**PROBLEM TO SOLVE:** In the records below, find the line that contains "Recreate this image" and the line that contains "weeks = list(range(1, 28))"; write out exactly those two lines and everything between them, without the pictures.

(Some records)
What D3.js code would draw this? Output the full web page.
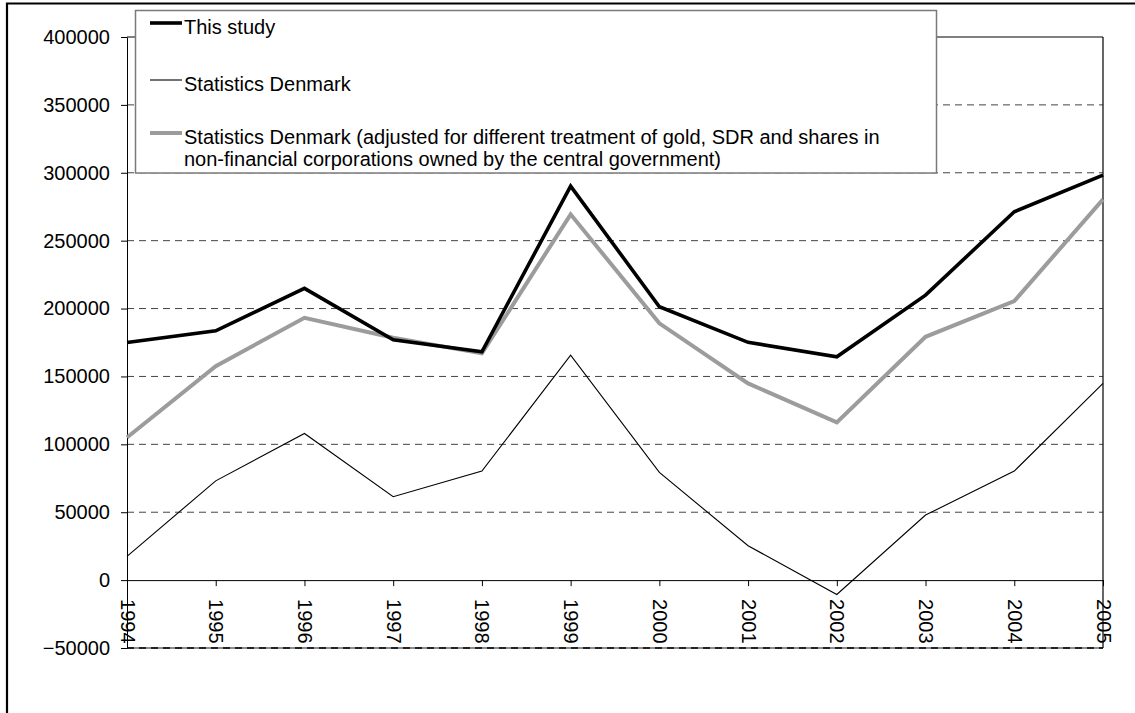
<!DOCTYPE html>
<html>
<head>
<meta charset="utf-8">
<script src="https://cdn.jsdelivr.net/npm/d3@7"></script>
<style>
  html, body { margin: 0; padding: 0; background: #fff; }
  svg { display: block; font-family: "Liberation Sans", Arial, sans-serif; }
</style>
</head>
<body>
<svg id="chart" width="1135" height="713"></svg>
<script>
// ---- data ----
const years = ["1994","1995","1996","1997","1998","1999","2000","2001","2002","2003","2004","2005"];
const thisStudy = [175000,183600,214900,177000,168200,290200,201300,175100,164500,209900,271300,298300];
const statsDenmark = [17500,73100,108000,61400,80300,165700,79300,25300,-10600,47900,80300,144900];
const statsDenmarkAdj = [105000,157600,193200,178500,167000,269400,189100,144900,116200,179200,205500,280400];
const yTicks = [-50000,0,50000,100000,150000,200000,250000,300000,350000,400000];
const seriesNames = [
  ["This study"],
  ["Statistics Denmark"],
  ["Statistics Denmark (adjusted for different treatment of gold, SDR and shares in",
   "non-financial corporations owned by the central government)"]
];

const svg = d3.select("#chart");
const L = 127, R = 1103, T = 37, B = 648;

const x = d3.scalePoint().domain(years).range([L, R]).padding(0);
const y = d3.scaleLinear().domain([-50000, 400000]).range([B, T]);

// outer frame (clipped)
svg.append("path").attr("d", `M7,713 L7,3.5 L1135,3.5`)
  .attr("fill", "none").attr("stroke", "#000").attr("stroke-width", 2.2);

// gridlines
const grid = svg.append("g");
grid.selectAll("line").data(yTicks.filter(v => v !== 0 && v !== -50000 && v !== 400000)).join("line")
  .attr("x1", L).attr("x2", R).attr("y1", d => y(d)).attr("y2", d => y(d))
  .attr("stroke", "#444").attr("stroke-width", 1).attr("stroke-dasharray", "7,5");
// top line
svg.append("line").attr("x1", L).attr("x2", R).attr("y1", y(400000)).attr("y2", y(400000))
  .attr("stroke", "#000").attr("stroke-width", 1);
// bottom line (-50000)
svg.append("line").attr("x1", L).attr("x2", R).attr("y1", y(-50000)).attr("y2", y(-50000))
  .attr("stroke", "#666").attr("stroke-width", 1.5);
svg.append("line").attr("x1", L).attr("x2", R).attr("y1", y(-50000)).attr("y2", y(-50000))
  .attr("stroke", "#000").attr("stroke-width", 1.5).attr("stroke-dasharray", "7,5");
// right border
svg.append("line").attr("x1", R).attr("x2", R).attr("y1", T).attr("y2", B)
  .attr("stroke", "#000").attr("stroke-width", 1.2);

// y axis
const yAxis = svg.append("g").attr("transform", `translate(${L},0)`)
  .call(d3.axisLeft(y).tickValues(yTicks).tickFormat(d3.format("d")).tickSize(6).tickSizeOuter(0).tickPadding(11));
yAxis.selectAll("text").attr("font-size", 20).attr("fill", "#000").attr("font-family", "Liberation Sans, Arial, sans-serif");
yAxis.selectAll("line,path").attr("stroke", "#000");

// x axis at zero
const xAxis = svg.append("g").attr("transform", `translate(0,${y(0)})`)
  .call(d3.axisBottom(x).tickSize(6).tickSizeOuter(0));
xAxis.selectAll("line,path").attr("stroke", "#000");
xAxis.selectAll("text")
  .attr("font-size", 20).attr("fill", "#000").attr("font-family", "Liberation Sans, Arial, sans-serif")
  .attr("x", 0).attr("y", 0).attr("dy", "0.35em")
  .attr("text-anchor", "start")
  .attr("transform", "translate(0,19) rotate(90)");

// lines
const line = d3.line().x((d, i) => x(years[i])).y(d => y(d));
svg.append("path").datum(statsDenmarkAdj).attr("d", line)
  .attr("fill", "none").attr("stroke", "#9c9c9c").attr("stroke-width", 4).attr("stroke-linejoin", "miter");
svg.append("path").datum(statsDenmark).attr("d", line)
  .attr("fill", "none").attr("stroke", "#000").attr("stroke-width", 1.1);
svg.append("path").datum(thisStudy).attr("d", line)
  .attr("fill", "none").attr("stroke", "#000").attr("stroke-width", 3.6);

// legend
const lg = svg.append("g");
lg.append("rect").attr("x", 135.5).attr("y", 10.5).attr("width", 801).attr("height", 162.5)
  .attr("fill", "#fff").attr("stroke", "#7a7a7a").attr("stroke-width", 1.5);
const styles = [
  {stroke: "#000", w: 3.6, ly: 23, ty: [27]},
  {stroke: "#000", w: 1.1, ly: 80, ty: [84]},
  {stroke: "#9c9c9c", w: 4, ly: 133, ty: [137, 159]}
];
styles.forEach((s, i) => {
  lg.append("line").attr("x1", 150).attr("x2", 182).attr("y1", s.ly).attr("y2", s.ly)
    .attr("stroke", s.stroke).attr("stroke-width", s.w);
  seriesNames[i].forEach((t, j) => {
    lg.append("text").attr("x", 184).attr("y", s.ty[j]).attr("dy", "0.35em")
      .attr("font-size", 20).attr("fill", "#000").text(t);
  });
});
</script>
</body>
</html>
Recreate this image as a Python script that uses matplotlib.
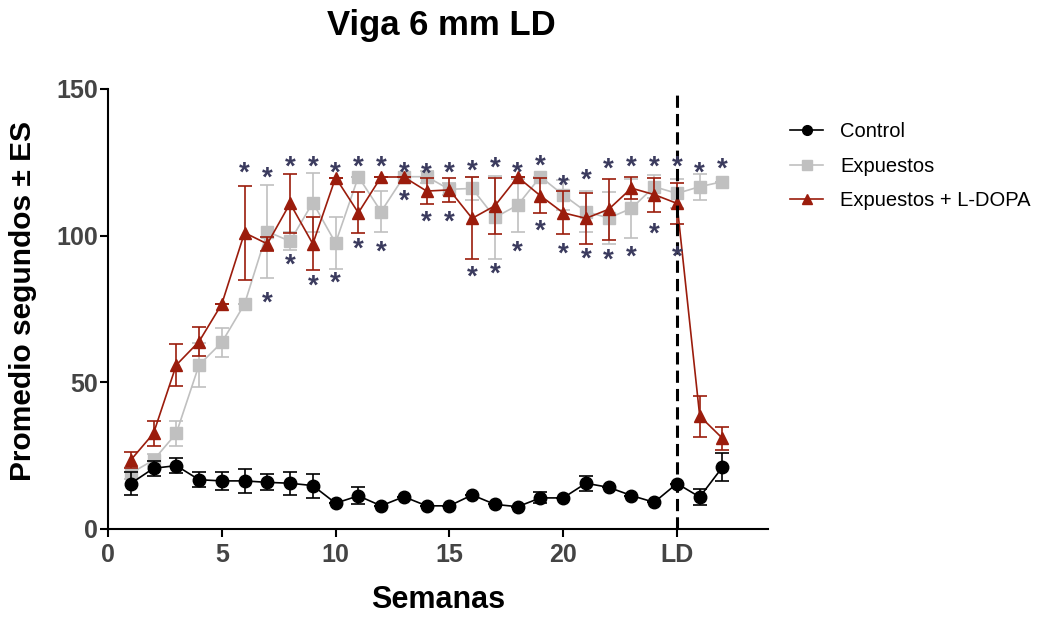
import matplotlib
matplotlib.use("Agg")
import matplotlib.pyplot as plt
from matplotlib.lines import Line2D

weeks = list(range(1, 28))

control = [15.5, 20.7, 21.6, 16.8, 16.4, 16.4, 15.9, 15.6, 14.8, 8.8, 11.3, 7.9, 11.0, 7.9,
           7.9, 11.6, 8.4, 7.6, 10.6, 10.6, 15.6, 14.2, 11.4, 9.1, 15.5, 10.9, 21.1]
control_err = [3.8, 2.5, 2.6, 2.5, 3.0, 4.0, 2.7, 3.9, 4.1, 0, 2.9, 0, 0, 0,
               0, 0, 0, 0, 1.9, 0, 2.6, 0, 0, 0, 0, 2.6, 4.9]

expuestos = [19.0, 23.5, 32.6, 55.9, 63.6, 76.7, 101.4, 98.1, 111.3, 97.5, 120.1, 108.2, 120.1, 120.1,
             115.8, 116.1, 106.2, 110.4, 120.1, 113.9, 108.2, 106.0, 109.3, 116.7, 114.4, 116.7, 118.4]
expuestos_err = [2.0, 2.0, 4.3, 7.4, 5.0, 0, 16.0, 3.0, 10.0, 9.0, 0, 7.0, 0, 2.0,
                 2.0, 4.0, 14.0, 9.0, 0, 5.0, 7.0, 9.0, 10.0, 4.0, 5.0, 4.4, 0]

ldopa = [23.5, 32.6, 55.9, 63.9, 76.7, 101.0, 97.2, 111.0, 97.2, 119.8, 107.8, 120.0, 120.0, 115.2,
         115.6, 105.9, 110.2, 120.0, 113.6, 107.8, 105.9, 109.0, 116.2, 114.0, 111.0, 38.5, 30.9]
ldopa_err = [2.7, 4.3, 7.0, 5.0, 0, 16.0, 2.5, 10.0, 9.0, 0, 7.0, 0, 0, 4.5,
             4.0, 14.0, 9.5, 0, 6.0, 7.3, 8.7, 10.4, 3.8, 5.8, 7.0, 7.0, 4.0]

ast_top_x = list(range(6, 28))
ast_top_y = [123.4, 121.8, 125.6, 125.6, 123.4, 125.6, 125.6, 123.4, 123.1, 123.4, 124.2,
             125.2, 123.4, 125.8, 119.0, 121.2, 124.9, 125.6, 125.6, 125.6, 123.4, 124.9]
ast_bot_x = list(range(7, 26))
ast_bot_y = [79.2, 92.3, 84.9, 86.0, 97.5, 96.7, 114.0, 106.7, 106.7, 88.1, 89.2, 96.7,
             103.6, 96.0, 94.2, 93.8, 94.9, 102.8, 94.9]

xtick_pos = [0, 5, 10, 15, 20, 25]
xtick_labels = ["0", "5", "10", "15", "20", "LD"]
ytick_pos = [0, 50, 100, 150]
ld_week = 25

RED = "#9b1c0c"
GREY = "#c0c0c0"
BLACK = "#000000"
AST = "#3b3b5e"
TICKC = "#444444"

plt.rcParams['font.family'] = ['Liberation Sans', 'DejaVu Sans']

fig = plt.figure(figsize=(10.42, 6.17), dpi=100)
ax = fig.add_axes([108/1042, 1-529/617, 660/1042, 440/617])

common = dict(capsize=5, elinewidth=1.2, capthick=1.2, linewidth=1.2)
ax.errorbar(weeks, expuestos, yerr=expuestos_err, color=GREY, marker='s', markersize=8.5,
            zorder=2, **common)
ax.errorbar(weeks, ldopa, yerr=ldopa_err, color=RED, marker='^', markersize=9,
            zorder=3, **common)
ax.errorbar(weeks, control, yerr=control_err, color=BLACK, marker='o', markersize=9,
            zorder=4, **common)

ax.axvline(ld_week, color='black', linestyle=(0, (4, 2)), linewidth=2.2, zorder=5)

fs_ast = 20
for xs, ys in ((ast_top_x, ast_top_y), (ast_bot_x, ast_bot_y)):
    for xv, yv in zip(xs, ys):
        ax.annotate('*', xy=(xv, yv), xytext=(0, -0.5*fs_ast), textcoords='offset points',
                    ha='center', va='baseline', fontsize=fs_ast, fontweight='bold', color=AST,
                    zorder=6)

ax.set_xlim(0, 29)
ax.set_ylim(0, 150)
ax.set_xticks(xtick_pos)
ax.set_xticklabels(xtick_labels)
ax.set_yticks(ytick_pos)
for s in ('top', 'right'):
    ax.spines[s].set_visible(False)
for s in ('left', 'bottom'):
    ax.spines[s].set_linewidth(1.5)
ax.tick_params(axis='both', direction='out', length=6, width=1.5, labelsize=18,
               labelcolor=TICKC)
ax.tick_params(axis='y', pad=1)
ax.tick_params(axis='x', pad=4)
for lab in ax.get_xticklabels() + ax.get_yticklabels():
    lab.set_fontweight('bold')

ax.set_ylabel("Promedio segundos ± ES", fontsize=21.5, fontweight='bold')
ax.yaxis.label.set_va('center')
ax.yaxis.set_label_coords((23-108)/660, (529-301)/440)
ax.set_xlabel("Semanas", fontsize=22, fontweight='bold')
ax.xaxis.label.set_va('center')
ax.xaxis.set_label_coords(0.5, (529-600)/440)

fig.text(441/1042, 1-25/617, "Viga 6 mm LD", ha='center', va='center', fontsize=25,
         fontweight='bold')

handles = [
    Line2D([], [], color=BLACK, marker='o', markersize=7, linewidth=1.2),
    Line2D([], [], color=GREY, marker='s', markersize=7, linewidth=1.2),
    Line2D([], [], color=RED, marker='^', markersize=7, linewidth=1.2),
]
labels = ["Control", "Expuestos", "Expuestos + L-DOPA"]
fig.legend(handles, labels, loc='upper left', bbox_to_anchor=(790/1042, 1-122/617),
           frameon=False, fontsize=14.5, handlelength=1.65, handletextpad=0.85,
           labelspacing=0.78, borderpad=0, borderaxespad=0)

fig.savefig("out.png", dpi=100)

**RESULT FOR THIS TASK:**
Recreate this image as a Python script that uses matplotlib.
import matplotlib
matplotlib.use("Agg")
import matplotlib.pyplot as plt
from matplotlib.lines import Line2D

weeks = list(range(1, 28))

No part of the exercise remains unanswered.